Getting Our Way - Values

Logo for Getting Our Way - Values

Sir Christopher Meyer, former British Ambassador to the USA, presents a three-part series telling the behind-the-scenes story of British diplomacy over 500 years of intrigue and adventure. The final episode is devoted to values, as Meyer explores the troubled history behind the idea of an 'ethical foreign policy'. Should we intervene to stop atrocities or instigate regime change to rid the world of dictators? The film shows that these are not new dilemmas. There was public outcry in Britain when 19th-century Ottoman Turkey suppressed an uprising in Bulgaria, and the British ambassador in Constantinople was caught in the crossfire between realpolitik and values - ultimately losing his job for pointing out that the moral high ground was the opposite of the British national interest.
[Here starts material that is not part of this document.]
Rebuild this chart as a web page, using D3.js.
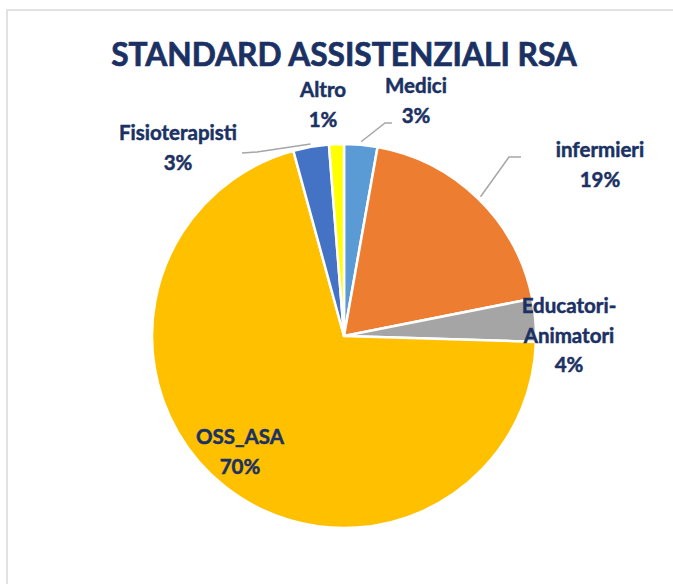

Fifty years later, after World War One, statesmen liked to boast they had ushered in a new era of altruistic international cooperation, where principles of human rights would dictate foreign policy. But the so-called 'new diplomacy' ran into trouble almost immediately and the League of Nations proved powerless to save Haile Selassie's Abyssinia from the clutches of Mussolini. Britain's attempt 'to buy Mussolini off' left the Foreign Office tainted with the dread charge of appeasement. Finally, Meyer revisits the catastrophic failures of British and international diplomacy to prevent genocide in Bosnia in the 1990s. Whether it is ethnic cleansing in the Balkans or Saddam Hussein in Iraq, the last two decades have shown that infusing British foreign policy with values is far from straightforward. Inteviewees include Henry Kissinger, America's Balkans envoy Richard Holbrooke, EU peace envoy David Owen and our man in Belgrade during the Bosnian war, Ivor Roberts.